O número de medidas protetivas concedidas em 2022 na Serra foi o maior dos últimos quatro anos, segundo o Tribunal de Justiça (TJ) do Rio Grande do Sul. Dados mostram que em 2019 foram aplicadas quase 10 mil medidas na região. Em 2020, primeiro ano de pandemia, houve redução, com cerca de 8 mil documentos. Mas a procura por ajuda vem subindo e chegou a mais de 13 mil no ano passado, crescimento de 46% em relação ao ano anterior (ver quadro abaixo). É como se a cada 40 minutos, uma mulher buscasse auxílio das autoridades para evitar ser morta ou agredida.
O levantamento abrange 16 comarcas da região, o que inclui municípios como Caxias do Sul, Bento Gonçalves, Farroupilha e Flores da Cunha.
Os números também mostram que só em janeiro deste ano, as medidas protetivas praticamente dobraram em relação ao mesmo mês de 2022: de 759 para 1.490 na região.
Esse meio jurídico de pedir ajuda é fundamental para proteção de mulheres em situação de violência doméstica e familiar. A medida prevista pela Lei Maria da Penha e busca preservar a vítima de agressões físicas, psicológicas, morais e patrimoniais, mantendo o agressor afastado. É possível pedir a medida em delegacias, no Ministério Público ou na Defensoria Pública.
Diante da gravidade, a lei prevê que a resposta a esse pedido chegue em, no máximo 48 horas. Contudo, um projeto de lei aprovado na Câmara nesta semana pretende agilizar a concessão das medidas. O texto aguarda sanção presidencial e prevê que medidas protetivas de urgência sejam concedidas no momento da denúncia da mulher à autoridade policial. A lei também deve garantir o documento independentemente de boletim de ocorrência ou inquérito policial e permanecer ativo enquanto houver risco à vítima ou a seus dependentes.
— Ela (a medida) é bastante importante para fixar um ponto em que essa segurança passa a ser verificada e fiscalizada. Nós temos meios de fiscalização da medida e, com base nela, se o agressor descumprir, é possível que seja feita uma nova ocorrência por descumprimento de medida. Nesse caso, o agressor possivelmente será preso, será requerida uma prisão com relação a esse descumprimento, e à prática de novos crimes que ele pode estar praticando — diz a delegada Thalita Giacometti Andrich, que responde pela Delegacia Especializada no Atendimento à Mulher (Deam) em Caxias do Sul.
Sobre a alta dos números, a policial faz uma ponderação:
— A gente pode falar também tanto que a violência aumentou, mas também os registros aumentaram agora em razão dessa diminuição, desse encerramento (das restrições) da pandemia, e a retomada das pessoas com suas atividades normais.
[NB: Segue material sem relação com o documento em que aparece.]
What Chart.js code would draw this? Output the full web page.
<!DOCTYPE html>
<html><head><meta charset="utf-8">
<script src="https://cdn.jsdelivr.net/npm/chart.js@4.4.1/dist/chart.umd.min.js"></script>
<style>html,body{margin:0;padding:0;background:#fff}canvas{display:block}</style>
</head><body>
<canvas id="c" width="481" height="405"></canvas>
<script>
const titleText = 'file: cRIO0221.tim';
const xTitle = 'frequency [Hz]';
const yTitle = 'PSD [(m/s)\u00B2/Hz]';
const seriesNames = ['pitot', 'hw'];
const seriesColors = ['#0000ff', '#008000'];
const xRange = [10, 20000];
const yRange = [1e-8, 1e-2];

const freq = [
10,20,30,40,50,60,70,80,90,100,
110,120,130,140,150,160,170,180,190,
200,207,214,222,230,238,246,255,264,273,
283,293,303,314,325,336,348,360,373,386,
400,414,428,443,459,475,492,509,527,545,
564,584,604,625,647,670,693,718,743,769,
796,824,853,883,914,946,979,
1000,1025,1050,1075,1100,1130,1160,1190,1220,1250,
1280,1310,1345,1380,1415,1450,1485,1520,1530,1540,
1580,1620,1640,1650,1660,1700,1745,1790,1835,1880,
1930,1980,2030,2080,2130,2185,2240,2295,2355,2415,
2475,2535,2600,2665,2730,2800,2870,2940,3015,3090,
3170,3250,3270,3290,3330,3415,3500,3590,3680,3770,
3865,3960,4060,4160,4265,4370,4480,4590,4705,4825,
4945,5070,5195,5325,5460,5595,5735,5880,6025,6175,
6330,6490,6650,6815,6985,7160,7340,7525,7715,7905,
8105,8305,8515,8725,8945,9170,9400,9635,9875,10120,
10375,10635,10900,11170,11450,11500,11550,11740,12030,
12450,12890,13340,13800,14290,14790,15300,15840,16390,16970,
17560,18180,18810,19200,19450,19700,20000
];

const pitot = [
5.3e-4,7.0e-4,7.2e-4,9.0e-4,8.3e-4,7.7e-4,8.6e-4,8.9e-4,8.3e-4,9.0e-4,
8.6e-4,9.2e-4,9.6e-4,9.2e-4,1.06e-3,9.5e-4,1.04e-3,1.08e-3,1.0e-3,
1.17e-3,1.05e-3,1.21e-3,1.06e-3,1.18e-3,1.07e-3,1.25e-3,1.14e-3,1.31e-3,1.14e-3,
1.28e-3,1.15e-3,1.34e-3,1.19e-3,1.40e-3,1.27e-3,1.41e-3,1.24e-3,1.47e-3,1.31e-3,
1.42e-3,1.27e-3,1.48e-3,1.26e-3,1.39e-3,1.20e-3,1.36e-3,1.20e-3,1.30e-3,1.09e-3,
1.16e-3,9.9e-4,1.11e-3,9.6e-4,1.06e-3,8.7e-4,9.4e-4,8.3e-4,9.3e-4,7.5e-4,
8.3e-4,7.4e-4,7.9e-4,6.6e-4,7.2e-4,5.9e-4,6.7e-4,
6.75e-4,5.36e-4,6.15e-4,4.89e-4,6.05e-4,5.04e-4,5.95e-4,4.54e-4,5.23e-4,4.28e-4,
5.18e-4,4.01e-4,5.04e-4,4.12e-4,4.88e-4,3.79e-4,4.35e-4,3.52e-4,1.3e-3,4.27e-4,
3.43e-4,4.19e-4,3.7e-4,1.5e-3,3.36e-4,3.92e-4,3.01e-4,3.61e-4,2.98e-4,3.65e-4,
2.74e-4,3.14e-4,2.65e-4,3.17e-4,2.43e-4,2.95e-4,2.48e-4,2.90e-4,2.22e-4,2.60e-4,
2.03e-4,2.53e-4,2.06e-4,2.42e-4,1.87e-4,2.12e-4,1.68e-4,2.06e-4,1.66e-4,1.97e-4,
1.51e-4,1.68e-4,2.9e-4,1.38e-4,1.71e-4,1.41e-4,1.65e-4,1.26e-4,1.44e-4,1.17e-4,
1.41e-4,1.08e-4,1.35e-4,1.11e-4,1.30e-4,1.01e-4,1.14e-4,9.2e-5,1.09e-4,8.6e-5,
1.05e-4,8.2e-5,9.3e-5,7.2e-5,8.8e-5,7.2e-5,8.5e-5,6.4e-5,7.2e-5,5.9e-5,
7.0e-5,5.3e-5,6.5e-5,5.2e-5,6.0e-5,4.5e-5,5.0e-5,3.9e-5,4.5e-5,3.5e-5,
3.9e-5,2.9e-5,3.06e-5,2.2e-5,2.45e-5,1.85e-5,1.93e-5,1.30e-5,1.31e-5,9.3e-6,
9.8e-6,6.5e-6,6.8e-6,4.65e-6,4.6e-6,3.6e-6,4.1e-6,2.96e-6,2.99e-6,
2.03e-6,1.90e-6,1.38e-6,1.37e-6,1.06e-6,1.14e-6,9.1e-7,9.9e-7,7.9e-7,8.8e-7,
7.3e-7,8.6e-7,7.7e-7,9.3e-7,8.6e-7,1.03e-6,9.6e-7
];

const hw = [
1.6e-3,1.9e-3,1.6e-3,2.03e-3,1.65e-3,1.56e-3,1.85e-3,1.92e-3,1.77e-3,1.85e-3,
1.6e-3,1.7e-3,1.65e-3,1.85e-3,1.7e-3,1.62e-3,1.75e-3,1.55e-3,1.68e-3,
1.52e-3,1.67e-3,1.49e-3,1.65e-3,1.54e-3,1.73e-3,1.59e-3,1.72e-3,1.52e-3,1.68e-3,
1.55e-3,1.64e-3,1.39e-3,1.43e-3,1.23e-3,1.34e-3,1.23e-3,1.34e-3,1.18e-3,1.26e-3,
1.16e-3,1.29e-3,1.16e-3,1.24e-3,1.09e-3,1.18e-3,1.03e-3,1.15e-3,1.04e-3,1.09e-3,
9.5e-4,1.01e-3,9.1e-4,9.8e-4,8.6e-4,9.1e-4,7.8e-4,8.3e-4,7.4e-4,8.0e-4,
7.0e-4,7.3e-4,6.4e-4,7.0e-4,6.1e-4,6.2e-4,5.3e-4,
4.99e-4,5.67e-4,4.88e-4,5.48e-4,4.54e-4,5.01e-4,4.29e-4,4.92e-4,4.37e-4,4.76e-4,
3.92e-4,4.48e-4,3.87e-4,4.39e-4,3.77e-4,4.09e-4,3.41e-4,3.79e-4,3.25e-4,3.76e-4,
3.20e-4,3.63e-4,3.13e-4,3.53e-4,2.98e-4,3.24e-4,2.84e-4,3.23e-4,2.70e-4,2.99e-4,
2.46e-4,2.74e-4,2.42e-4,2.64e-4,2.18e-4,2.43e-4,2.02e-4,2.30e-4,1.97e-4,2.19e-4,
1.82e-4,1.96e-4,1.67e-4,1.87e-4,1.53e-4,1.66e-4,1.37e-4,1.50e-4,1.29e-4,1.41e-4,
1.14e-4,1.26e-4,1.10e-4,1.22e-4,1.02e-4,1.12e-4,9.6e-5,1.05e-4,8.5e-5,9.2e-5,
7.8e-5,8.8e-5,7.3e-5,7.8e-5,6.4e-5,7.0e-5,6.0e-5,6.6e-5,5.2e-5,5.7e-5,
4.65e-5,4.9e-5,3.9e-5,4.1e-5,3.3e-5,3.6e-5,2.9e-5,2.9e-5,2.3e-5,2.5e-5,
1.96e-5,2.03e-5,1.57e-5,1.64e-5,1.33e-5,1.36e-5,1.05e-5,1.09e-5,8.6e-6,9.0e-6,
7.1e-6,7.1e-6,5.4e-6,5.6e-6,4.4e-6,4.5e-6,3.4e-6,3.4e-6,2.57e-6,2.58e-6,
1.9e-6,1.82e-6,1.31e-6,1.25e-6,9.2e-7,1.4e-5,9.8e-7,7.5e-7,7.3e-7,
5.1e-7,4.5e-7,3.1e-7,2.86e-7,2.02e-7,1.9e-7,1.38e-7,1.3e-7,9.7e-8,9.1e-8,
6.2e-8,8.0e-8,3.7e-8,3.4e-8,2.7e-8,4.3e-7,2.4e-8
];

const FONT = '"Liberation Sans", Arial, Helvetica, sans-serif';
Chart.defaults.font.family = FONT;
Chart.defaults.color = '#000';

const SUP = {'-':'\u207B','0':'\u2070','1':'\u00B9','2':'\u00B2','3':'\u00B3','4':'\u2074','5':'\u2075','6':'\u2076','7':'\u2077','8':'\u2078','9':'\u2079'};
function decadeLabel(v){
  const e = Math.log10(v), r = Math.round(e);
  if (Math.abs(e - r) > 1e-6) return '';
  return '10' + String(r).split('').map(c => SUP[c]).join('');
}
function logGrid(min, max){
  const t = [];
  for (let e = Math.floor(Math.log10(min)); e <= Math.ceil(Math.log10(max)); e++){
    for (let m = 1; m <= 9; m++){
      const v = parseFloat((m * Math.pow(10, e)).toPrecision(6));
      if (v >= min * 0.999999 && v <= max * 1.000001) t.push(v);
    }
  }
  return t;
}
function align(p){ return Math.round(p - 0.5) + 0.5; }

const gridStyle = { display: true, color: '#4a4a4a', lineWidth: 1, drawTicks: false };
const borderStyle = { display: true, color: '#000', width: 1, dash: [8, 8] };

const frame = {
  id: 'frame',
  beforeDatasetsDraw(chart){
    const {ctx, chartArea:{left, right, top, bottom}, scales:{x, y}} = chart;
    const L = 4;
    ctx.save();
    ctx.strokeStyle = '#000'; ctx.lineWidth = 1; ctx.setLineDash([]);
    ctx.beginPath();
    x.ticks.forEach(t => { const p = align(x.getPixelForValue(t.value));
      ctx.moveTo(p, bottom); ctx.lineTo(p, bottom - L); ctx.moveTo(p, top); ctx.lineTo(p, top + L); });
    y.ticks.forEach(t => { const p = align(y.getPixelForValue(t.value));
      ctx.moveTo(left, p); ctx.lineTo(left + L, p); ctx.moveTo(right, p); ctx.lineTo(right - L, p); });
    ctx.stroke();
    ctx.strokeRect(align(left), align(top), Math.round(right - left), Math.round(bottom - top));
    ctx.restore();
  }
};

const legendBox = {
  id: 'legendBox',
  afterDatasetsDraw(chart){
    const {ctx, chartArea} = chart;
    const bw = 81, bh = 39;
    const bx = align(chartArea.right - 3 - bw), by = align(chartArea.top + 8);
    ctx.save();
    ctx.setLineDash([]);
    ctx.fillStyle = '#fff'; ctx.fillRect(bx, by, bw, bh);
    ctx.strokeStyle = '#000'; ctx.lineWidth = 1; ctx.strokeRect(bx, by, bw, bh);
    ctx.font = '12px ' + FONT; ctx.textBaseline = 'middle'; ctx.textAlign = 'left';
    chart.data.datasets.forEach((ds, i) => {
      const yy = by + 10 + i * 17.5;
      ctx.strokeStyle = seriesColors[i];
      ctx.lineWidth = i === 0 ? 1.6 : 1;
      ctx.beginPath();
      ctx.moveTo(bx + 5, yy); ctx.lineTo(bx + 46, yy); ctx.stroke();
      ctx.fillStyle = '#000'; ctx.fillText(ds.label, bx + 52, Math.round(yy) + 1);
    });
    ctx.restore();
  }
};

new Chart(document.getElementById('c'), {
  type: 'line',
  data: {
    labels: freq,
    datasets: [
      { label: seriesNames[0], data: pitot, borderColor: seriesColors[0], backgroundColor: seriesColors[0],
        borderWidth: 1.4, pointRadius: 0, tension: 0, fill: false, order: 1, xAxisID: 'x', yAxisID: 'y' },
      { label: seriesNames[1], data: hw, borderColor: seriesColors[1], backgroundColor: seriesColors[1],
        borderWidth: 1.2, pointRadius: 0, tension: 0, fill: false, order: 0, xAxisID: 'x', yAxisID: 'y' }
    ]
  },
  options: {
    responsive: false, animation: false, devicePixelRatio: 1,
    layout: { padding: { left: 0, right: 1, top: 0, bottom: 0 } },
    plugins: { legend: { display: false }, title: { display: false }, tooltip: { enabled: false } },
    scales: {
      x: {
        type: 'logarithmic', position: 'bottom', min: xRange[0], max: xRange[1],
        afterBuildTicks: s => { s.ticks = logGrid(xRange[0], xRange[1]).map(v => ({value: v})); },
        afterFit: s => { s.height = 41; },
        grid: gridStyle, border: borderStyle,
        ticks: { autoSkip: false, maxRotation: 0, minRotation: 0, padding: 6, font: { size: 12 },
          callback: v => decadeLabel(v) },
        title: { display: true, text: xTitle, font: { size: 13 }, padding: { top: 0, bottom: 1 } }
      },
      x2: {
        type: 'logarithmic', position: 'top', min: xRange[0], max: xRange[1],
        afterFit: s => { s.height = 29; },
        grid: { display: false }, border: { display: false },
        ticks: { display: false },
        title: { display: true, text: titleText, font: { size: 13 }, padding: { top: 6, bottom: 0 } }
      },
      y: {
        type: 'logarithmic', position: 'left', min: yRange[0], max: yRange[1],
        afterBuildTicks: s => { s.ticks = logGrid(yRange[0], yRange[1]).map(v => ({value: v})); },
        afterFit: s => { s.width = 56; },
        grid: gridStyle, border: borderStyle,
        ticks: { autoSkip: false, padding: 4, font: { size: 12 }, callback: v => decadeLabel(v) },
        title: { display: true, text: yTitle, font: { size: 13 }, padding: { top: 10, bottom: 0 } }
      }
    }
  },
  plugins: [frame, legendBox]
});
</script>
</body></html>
Saindo às ruas, indo para o trabalho, para as escolas, para as UBSs, que são porta de entrada dos registros e das solicitações dos pedidos de ajuda — frisa Thalita.
"Se não fosse a Maria da Penha, nem estaria aqui"
Um dos exemplos práticos da importância das medidas preventivas é o trabalho desenvolvido pela Patrulha Maria da Penha da Brigada Militar (BM). A equipe atua há oito anos em Caxias do Sul. Nesse tempo, nenhuma das vítimas acompanhadas foi alvo de feminicídio. A unidade monitora os casos considerados mais graves, conforme apontamento da Justiça.
Uma das mulheres monitoradas pela equipe relata que violência e ameaças eram parte da rotina ao lado do ex-companheiro. O homem só se afastou após determinação da Justiça. Com a medida, a vítima passou a ser o olhar atento da patrulha.
— Ele (agressor) prometia botar fogo na casa, prometia matar, prometia isso, aquilo, então dava medo. Se não fosse a Maria da Penha, acho que nem estaria aqui mais — conta a mulher.
A sensação de segurança também é compartilhada por outra vítima, que recebe visitas recorrentes dos policiais militares.
— Às vezes saio de casa, fico já pensando "será que ele vai estar lá na esquina esperando? Será que está me espiando?" Daí pelo menos assim eu saio, já sei que se eu chamar, eles (Patrulha Maria da Penha) vão vir.
A soldado Catiele de Carvalho, integrante da Patrulha, reforça que toda vítima precisa se conscientizar e procurar ajuda para evitar um desfecho pior:
— A gente entende que a mulher, na maioria das vezes, não acredita que aquele companheiro pode ser capaz de vir a cometer feminicídio porque, enfim, foi alguém que ela conheceu que é o pai dos filhos dela, que no começo foi muito bom, foi maravilhoso. E ela acredita que, com boletim de ocorrência, vai prejudicar e acaba não registrando. Infelizmente, às vezes, acaba acontecendo a situação de feminicídio e não havia um boletim de boletim de ocorrência, não havia solicitação de uma medida protetiva.